▶ [Exercise requirements]:
Below is a listing; write it out exactly and drop any images from it.

* start Supplied material *

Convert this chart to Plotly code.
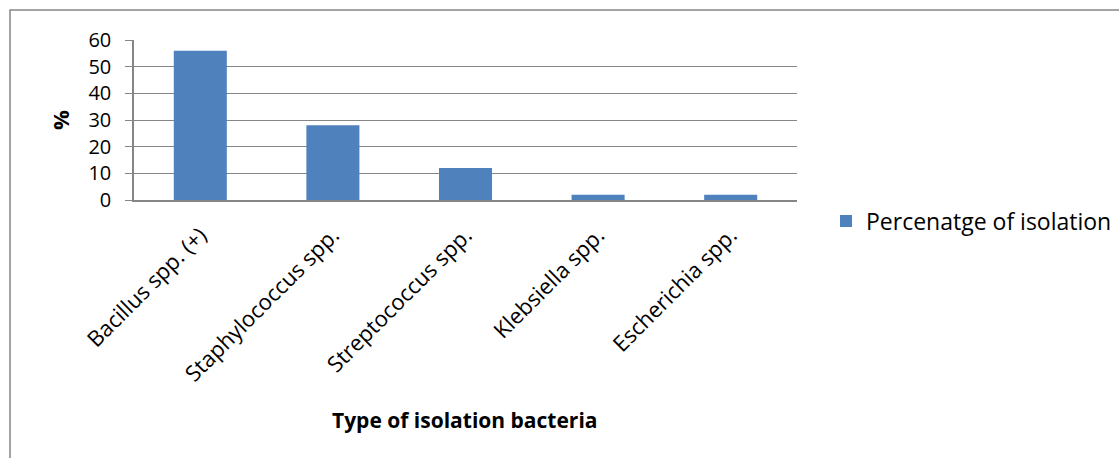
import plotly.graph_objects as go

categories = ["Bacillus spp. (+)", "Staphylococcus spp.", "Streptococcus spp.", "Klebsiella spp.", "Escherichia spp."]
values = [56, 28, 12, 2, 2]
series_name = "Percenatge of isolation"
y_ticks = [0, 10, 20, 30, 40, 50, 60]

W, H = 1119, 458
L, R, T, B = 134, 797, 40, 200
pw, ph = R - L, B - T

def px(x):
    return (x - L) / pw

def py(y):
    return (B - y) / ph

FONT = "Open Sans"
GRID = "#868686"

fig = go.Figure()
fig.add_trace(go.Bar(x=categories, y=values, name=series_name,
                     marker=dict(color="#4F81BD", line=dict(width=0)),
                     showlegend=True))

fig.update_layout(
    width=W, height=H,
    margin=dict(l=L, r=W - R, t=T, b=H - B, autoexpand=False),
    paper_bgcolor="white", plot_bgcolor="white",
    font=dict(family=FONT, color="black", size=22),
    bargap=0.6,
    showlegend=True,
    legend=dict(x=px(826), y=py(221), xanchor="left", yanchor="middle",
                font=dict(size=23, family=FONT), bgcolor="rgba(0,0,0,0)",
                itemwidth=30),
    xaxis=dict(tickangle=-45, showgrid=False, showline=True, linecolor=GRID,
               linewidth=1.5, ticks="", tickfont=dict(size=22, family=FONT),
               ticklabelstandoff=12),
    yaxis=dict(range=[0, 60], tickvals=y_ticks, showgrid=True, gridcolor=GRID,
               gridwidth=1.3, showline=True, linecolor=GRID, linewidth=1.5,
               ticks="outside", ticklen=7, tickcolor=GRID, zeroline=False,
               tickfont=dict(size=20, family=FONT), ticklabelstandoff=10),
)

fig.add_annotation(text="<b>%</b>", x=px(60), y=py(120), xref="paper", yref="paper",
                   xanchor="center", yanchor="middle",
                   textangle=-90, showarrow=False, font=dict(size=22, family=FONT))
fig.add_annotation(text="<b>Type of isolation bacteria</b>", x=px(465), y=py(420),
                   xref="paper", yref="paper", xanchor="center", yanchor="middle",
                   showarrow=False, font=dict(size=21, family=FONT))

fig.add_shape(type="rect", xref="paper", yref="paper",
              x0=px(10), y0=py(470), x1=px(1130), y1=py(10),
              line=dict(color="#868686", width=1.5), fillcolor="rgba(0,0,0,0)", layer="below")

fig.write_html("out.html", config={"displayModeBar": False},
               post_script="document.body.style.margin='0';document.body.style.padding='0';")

* end Supplied material *

▶ [Correct result]:
Convert this chart to Plotly code.
import plotly.graph_objects as go

categories = ["Bacillus spp. (+)", "Staphylococcus spp.", "Streptococcus spp.", "Klebsiella spp.", "Escherichia spp."]
values = [56, 28, 12, 2, 2]
series_name = "Percenatge of isolation"
y_ticks = [0, 10, 20, 30, 40, 50, 60]

W, H = 1119, 458
L, R, T, B = 134, 797, 40, 200
pw, ph = R - L, B - T

def px(x):
    return (x - L) / pw

def py(y):
    return (B - y) / ph

FONT = "Open Sans"
GRID = "#868686"

fig = go.Figure()
fig.add_trace(go.Bar(x=categories, y=values, name=series_name,
                     marker=dict(color="#4F81BD", line=dict(width=0)),
                     showlegend=True))

fig.update_layout(
    width=W, height=H,
    margin=dict(l=L, r=W - R, t=T, b=H - B, autoexpand=False),
    paper_bgcolor="white", plot_bgcolor="white",
    font=dict(family=FONT, color="black", size=22),
    bargap=0.6,
    showlegend=True,
    legend=dict(x=px(826), y=py(221), xanchor="left", yanchor="middle",
                font=dict(size=23, family=FONT), bgcolor="rgba(0,0,0,0)",
                itemwidth=30),
    xaxis=dict(tickangle=-45, showgrid=False, showline=True, linecolor=GRID,
               linewidth=1.5, ticks="", tickfont=dict(size=22, family=FONT),
               ticklabelstandoff=12),
    yaxis=dict(range=[0, 60], tickvals=y_ticks, showgrid=True, gridcolor=GRID,
               gridwidth=1.3, showline=True, linecolor=GRID, linewidth=1.5,
               ticks="outside", ticklen=7, tickcolor=GRID, zeroline=False,
               tickfont=dict(size=20, family=FONT), ticklabelstandoff=10),
)

fig.add_annotation(text="<b>%</b>", x=px(60), y=py(120), xref="paper", yref="paper",
                   xanchor="center", yanchor="middle",
                   textangle=-90, showarrow=False, font=dict(size=22, family=FONT))
fig.add_annotation(text="<b>Type of isolation bacteria</b>", x=px(465), y=py(420),
                   xref="paper", yref="paper", xanchor="center", yanchor="middle",
                   showarrow=False, font=dict(size=21, family=FONT))

fig.add_shape(type="rect", xref="paper", yref="paper",
              x0=px(10), y0=py(470), x1=px(1130), y1=py(10),
              line=dict(color="#868686", width=1.5), fillcolor="rgba(0,0,0,0)", layer="below")

fig.write_html("out.html", config={"displayModeBar": False},
               post_script="document.body.style.margin='0';document.body.style.padding='0';")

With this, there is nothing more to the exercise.